There's another new candidate for those looking for the look of traditional silver air-dried, glossy, fibre prints. It's DaVinci Fibre Gloss from ChauDigital. They're the London pro print firm that printed for Bob Carlos Clarke before his recent sad death, and they were aiming for a K3 inkjet paper that was suitable for their famous B&W look, and if you've seen the work of Bob Carlos Clarke you'll know instantly what that is. You can get the paper from
www.paperandinks.com and there's an introductory profiling offer, I believe there's also a US distributor.

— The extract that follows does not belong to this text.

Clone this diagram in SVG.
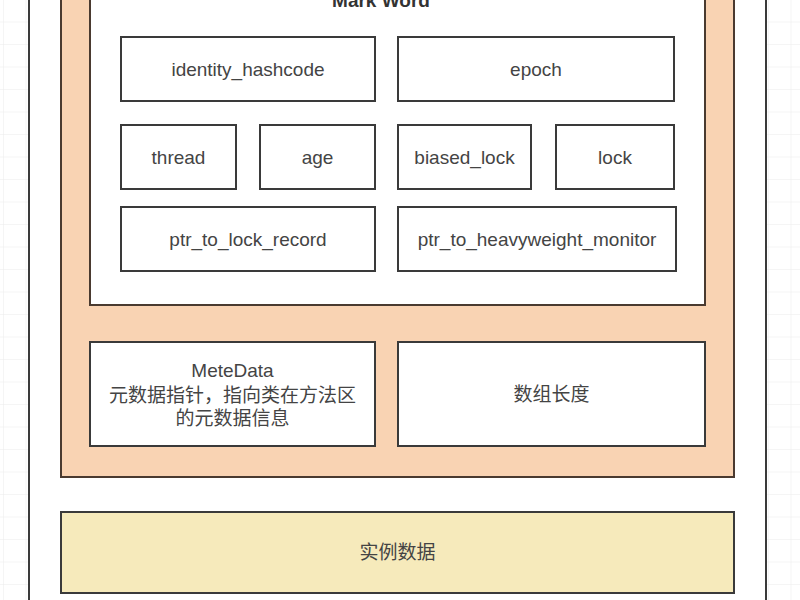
<svg xmlns="http://www.w3.org/2000/svg" width="800" height="600" viewBox="0 0 800 600">
<defs>
<pattern id="grid" width="22.5" height="22.5" patternUnits="userSpaceOnUse" x="4" y="0">
<path d="M22.5 0 V22.5 M0 22.5 H22.5" fill="none" stroke="#ececec" stroke-width="1"/>
</pattern>
<style>
.field{fill:#ffffff;stroke:#3a3a3a;stroke-width:2}
.t{font-family:"Liberation Sans","Noto Sans CJK SC",sans-serif;font-size:19px;fill:#444;text-anchor:middle;dominant-baseline:central}
</style>
</defs>
<rect x="0" y="0" width="800" height="600" fill="#ffffff"/>
<rect x="0" y="0" width="800" height="600" fill="url(#grid)"/>
<g id="object">
<rect x="29" y="-10" width="737" height="620" fill="#ffffff" stroke="#3a3a3a" stroke-width="2"/>
</g>
<g id="header">
<rect x="61" y="-10" width="673" height="487" fill="#f9d3b3" stroke="#4a3a30" stroke-width="2"/>
</g>
<g id="markword">
<rect x="90" y="-10" width="615" height="315" fill="#ffffff" stroke="#4a3a30" stroke-width="2"/>
<text x="381" y="0" class="t" style="font-weight:bold;fill:#333">Mark Word</text>
</g>
<g id="identity_hashcode"><rect class="field" x="121" y="37" width="254" height="64"/><text class="t" x="248" y="69">identity_hashcode</text></g>
<g id="epoch"><rect class="field" x="398" y="37" width="276" height="64"/><text class="t" x="536" y="69">epoch</text></g>
<g id="thread"><rect class="field" x="121" y="125" width="115" height="64"/><text class="t" x="178.5" y="157">thread</text></g>
<g id="age"><rect class="field" x="260" y="125" width="115" height="64"/><text class="t" x="317.5" y="157">age</text></g>
<g id="biased_lock"><rect class="field" x="398" y="125" width="133" height="64"/><text class="t" x="464.5" y="157">biased_lock</text></g>
<g id="lock"><rect class="field" x="556" y="125" width="118" height="64"/><text class="t" x="615" y="157">lock</text></g>
<g id="ptr_to_lock_record"><rect class="field" x="121" y="207" width="254" height="64"/><text class="t" x="248" y="239">ptr_to_lock_record</text></g>
<g id="ptr_to_heavyweight_monitor"><rect class="field" x="398" y="207" width="278" height="64"/><text class="t" x="537" y="239">ptr_to_heavyweight_monitor</text></g>
<g id="metadata"><rect class="field" x="90" y="342" width="285" height="104"/>
<text class="t" x="232.5" y="370">MeteData</text>
<text class="t" x="232.5" y="395">元数据指针，指向类在方法区</text>
<text class="t" x="232.5" y="418">的元数据信息</text></g>
<g id="array_length"><rect class="field" x="398" y="342" width="307" height="104"/><text class="t" x="551.5" y="394">数组长度</text></g>
<g id="instance_data"><rect x="61" y="512" width="673" height="81" fill="#f6eabb" stroke="#3a3a3a" stroke-width="2"/><text class="t" x="397.5" y="552">实例数据</text></g>
<g id="connectors"></g>
</svg>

The special claim is triple coating (it certainly dries quickly) and a look targetted to resemble traditional darkroom papers in both texture and image quality. IMO they've got the texture absolutely right, with that sumptuous sheen and nuanced rippling that's the signature of air dried glossy paper. But the image quality is just something else. Dark, dark blacks with echoes of tonal transitions welling up from even the deepest shadows, and gossamer highlights that again hold the brightest, cleanest details I've ever seen.
I tested the paper with some B&W shots of a car headlight set against black body work. The results are mesmerising.
I've been transitioning from film to digital since the Nikon D1x, but now with a P25, an Epson R2400, and these latest papers, it really is time to move on exclusively to digital.